El efecto orden está de moda. Todo gracias a la gurú en la materia, Marie Kondo, que ahora hasta tiene su propio reality con rating elevadísimo. Su propuesta es: vivir mejor tirando lo que no sirve. Despejando espacios. Y poniendo todo, prolijito y dobladito, en sus cajones. La vida merece la pena ser vivida, sobre todo, si uno tiene todo en su lugar.

No vamos a negar aquí los beneficios de tener más espacio en casa. En capital, con la disparada del metro cuadrado de propiedad, los porteños se han vuelto cada día más como los chinos: aprovechan cada espacio al máximo.
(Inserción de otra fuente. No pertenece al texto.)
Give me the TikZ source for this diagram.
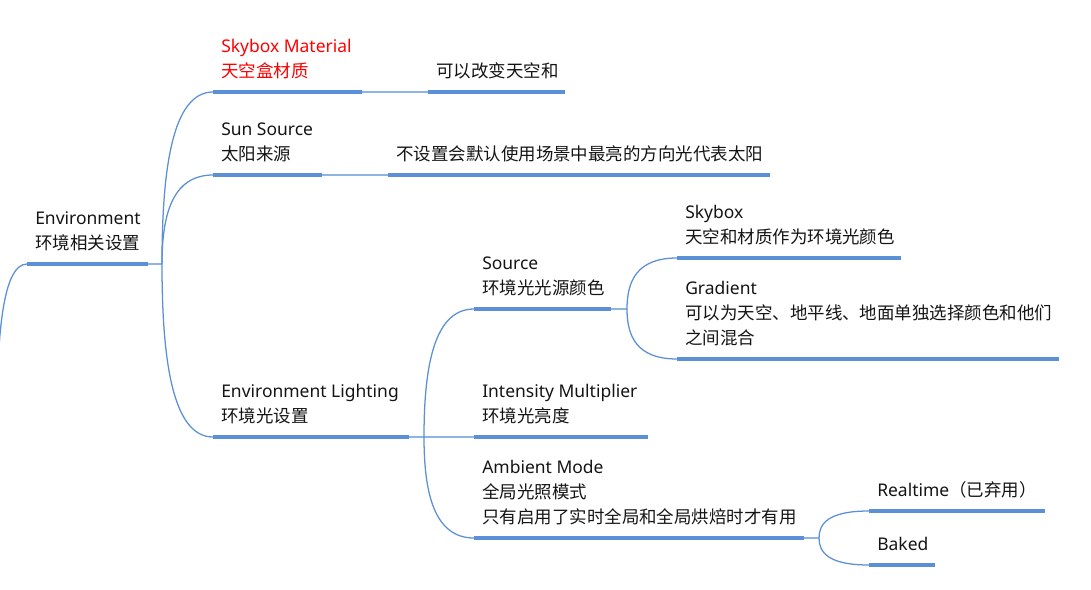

Todo rincón, toda ratonera servirá para darle cobijo a un bártulo nuevo high tech.

Es cierto también que nuestra casa es un reflejo de nuestro interior: mayor el despelote de afuera, mayor el despelote cráneo adentro.

Ahora bien, tanto orden y despeje de chucherías inservibles, tanto lema de “a guardar a guardar, cada cosa en su lugar” que el cerebro de uno se pone un poquitín haragán. ¿Haragán se preguntará? Haragán, le insisto.

El cerebro es un chicle hermoso, el más complejo que tenemos en el cuerpo. Es todo flexibilidad. Cuanto más dificultad le ponemos, más se ejercita. Esto está comprobado por los gurúes de la neurociencia. Darle previsión, orden y un sinfín de comodidades sólo hará que el cerebro, por así decirlo, duerma en sus laureles. Se la hacemos demasiado fácil.

Una casa ordenada dará lugar a un edificio ordenado. Un edificio ordenado dará lugar a un barrio ordenado. Un barrio ordenado, a una ciudad. Y la progresión no tiene límites. Ahora bien, si llega el día en que la Argentina se transforma en un país limpito y ordenado, una nación puntual y previsible, si llega un año donde realmente nos convertimos en Suecia, nuestra vida será, por supuesto, mucho más simple. Y en nuestras casas se facilitarán enormemente las tareas del hogar: las tijeras siempre estarán en el lugar de las tijeras, el repelente de mosquitos en el sitio destino al repelente de mosquitos. Sólo bastará con dirigirse al lugar previsto a tal fin, y no más deambular sin rumbo buscando cosas perdidas.

Ahora bien, creálo o no, el caos alienta capacidades mentales como el poder de intuición, la memoria y ubicación en espacio y tiempo. No saber dónde catzo uno puso las llaves obligará a la víctima del descuido a dar lo mejor de sí: hacer un esfuerzo mental importante con el fin de recordar la última vez que las empleó. El caos obliga necesariamente al cerebro a trabajar en escenarios cambiantes y adversos. Imprevisibles y desafiantes. Nos exprime el bocho. Fuerza la producción de materia gris. Potencia el olfato, la vista, es benéfico a la par para el cuerpo –si no, recuerde las torciones corporales que despliega cada vez que se le pierde algo-.

Así que, desde este humilde espacio, alentamos la producción de un nuevo reality que, en lugar de ordenar, se proponga visitar las casas y simplemente abrir cajones y arrojar su contenido por el aire. Bienvenido el quilombo. Bienvenido el no saber más dónde está abrelatas. No sea un mentecato del orden. Conviértase en un cazador rapaz en medio del big bang de su propio bolonqui.